From the message to the designer and friend Gelevski, if he|d like to join the project, early 2020.

With all the stay-at-home time in 2020, the project’s ambitions escalated.

Developed together with leading Macedonian designers – Apostol Tnokovski and the Koma Design Studio led by Nebojsha Gelevski – the design evolved to feature two first-ever uses of the watch crown: as part of an index at 8 o’clock, and as an analog reminder by turning the crown to different positions.

In the process, the original idea of playing with the 11 and II numerals – referencing the 5-to-2 or 10-past-2 time – evolved into showing 11 past 11, with an hour index for 11 o’clock and a minute index for 11 minutes.

The watch development in pictures - no lab coats in sight!

Initial render - the crown is a sphere, the outer dial ring is brushed metal.

Showing the project to a friend in a bar at 3am – he suggested the barrel crown, for a 2D eight o’clock look, aligned with the other indices.

In a hurry to finish the prototypes before the Chinese New Year break, the suppliers mistakenly delivered dials with a white outer dial ring and a hole at the 8H position. Both worked great and I accepted them.
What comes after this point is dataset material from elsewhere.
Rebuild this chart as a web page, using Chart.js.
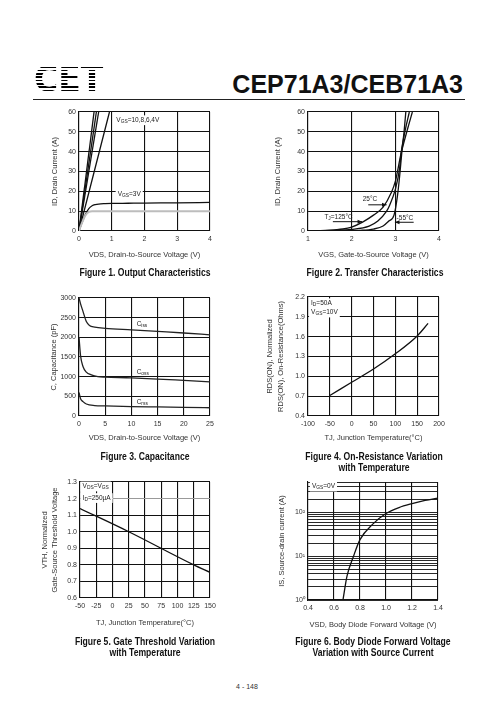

This opened the possibility for a black dial version, too.

Note the balancing of the index at 11 minutes and the Power Point, consultant Petar’s graphical tool of choice during much of the design process.

No lab coats and watchmaker tables were used in developing the watch.

A through and through urban process.

Friends as 3D print testers.

Introducing an 11-minute index instead of the 2 o’clock one required a serious exercise in threading the needle: how to stay true to the conventions of the right size and position for a minute index, while minimally disturbing the symmetry of the dial.

On the other hand, putting the date window inside the Roman numeral was a symmetry-enhancing decision, but it came with a serious commitment: we paid for Sellita’s SW400-1 movements – the only ones on the market with a large-diameter date window – before the final design and producer were even in place.

The result is a striking design that gives a minimalist first impression, but reveals layers of details and meanings upon closer view.

Manufacturing and provenance details

We use Cattin Watch from Switzerland as our watch producer. The decades-long experience of Guy Cattin and his team, together with that of their long-term Asian parts suppliers, results in watches of rock-solid quality.

The mechanical models are Swiss Made overall: the technical design and assembly are done in Switzerland, using Swiss Made Sellita movements and other parts produced by Cattin Watch suppliers in China.

The quartz models are China-made overall, using Swiss Parts Ronda movements made in Thailand and other parts produced by Cattin Watch suppliers in China.

We use straps from Hirsch in Austria and steel mesh bracelets from Staib in Germany, both leaders in their fields. Some straps and bracelets are made in the suppliers’ home countries; others are made in Asia.

Taking the Sellita movements for a walk around Zurich's Bahnhofstrasse.